19. The trench-padding apparatus of claim 15 further including a rear rotating unit, pivotally attached to a rearward portion of the frame of the trench-padding apparatus, that rotates in a direction to increase backward flow of excavation material too large to be used as padding material.

20. The apparatus of claim 15 wherein the at least first mesh screen is approximately 3 inches by 3.5 inches and is coated with a preselected ceramic coating.

21. The apparatus of claim 20 further including a second mesh screen below the first mesh screen, wherein the second mesh screen has a mesh smaller than a mesh of the first mesh screen, wherein material that fails to pass through the second mesh screen is passed to a pulverizer, then to a first conveyor to the trench and wherein material that passes through the second mesh screen is passed to a second conveyor to the trench.

22. An apparatus for excavating a trench and maximizing conversion of excavated material to trench-padding material, comprising:

a frame adapted for movement along/astride a trench being formed by the apparatus;

a lead assembly, comprising a feeder housing configured to excavate the trench and having a rotating toothed/bladed drum that is attached to the frame immediately in front of an elevator device, for retrieving and pulverizing the excavated material;

the elevator device, being attached to the frame immediately behind the drum, for receiving and transporting the excavated material to at least a first mesh screen;

the at least first mesh screen, attached to the frame and situated to receive the excavated material from the elevator device, for separating the excavated material into at least two grades of material;

means for transporting material that passes through the at least first mesh screen to the trench; and

means for pulverizing and transporting material that fails to pass through the at least first mesh screen.

23. The apparatus of claim 22 wherein the elevator device is a belt-type elevator with paddles.

24. The apparatus of claim 22 further including a cover that is detachably attached to the frame and covers at least part of the elevator device and the mesh screen.

25. The apparatus of claim 22 wherein the mesh screen is approximately 3 inches by 3.5 inches and is coated with a ceramic coating.

26. The apparatus of claim 22 wherein the means for transporting material that fails to pass through the at least first mesh screen is a rotating drum, attached to the frame of the apparatus, that rotates in a direction to increase backward flow of particles too large to pass through the at least first mesh screen.
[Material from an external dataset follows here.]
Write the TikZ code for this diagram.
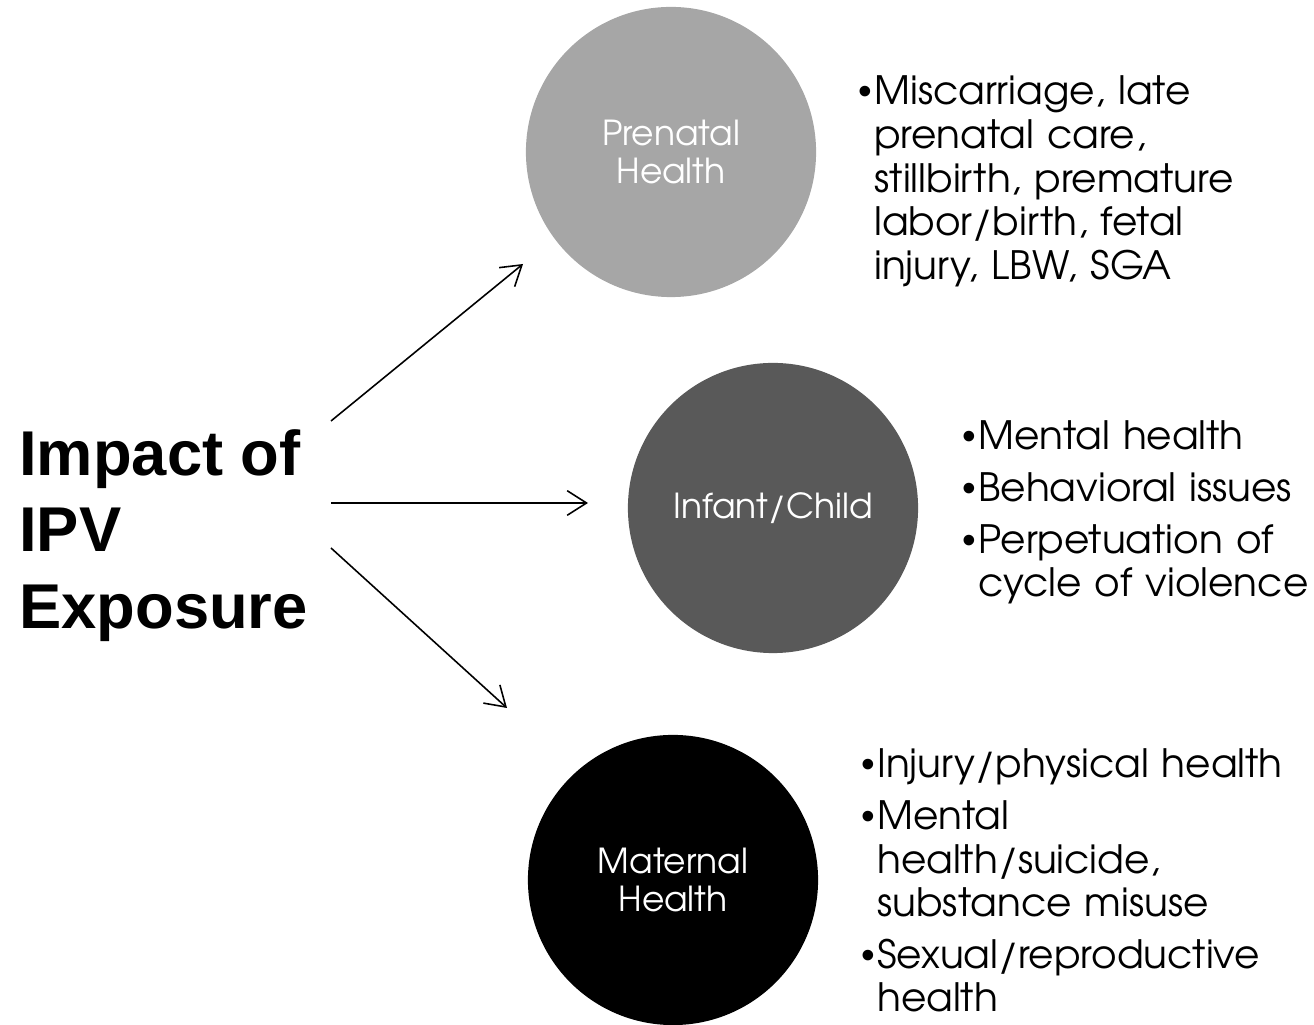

27. A trench-padding apparatus for maximizing conversion of excavated material to trench-padding material, wherein the trench-padding apparatus includes:

a lead assembly, comprising a feeder housing having a front rotating unit with protrusions, wherein the front rotating unit is attached to a frame of the trench-padding apparatus immediately in front of an elevator device, and the front rotating unit is adapted to force clumps of the excavated material between the front rotating unit and a base of the feeder housing to aid in reducing clump size; and

a rear rotating unit, pivotally attached to a rearward portion of the frame of the trench-padding apparatus, that rotates in a direction to increase backward flow of excavation material too large to be used as padding material.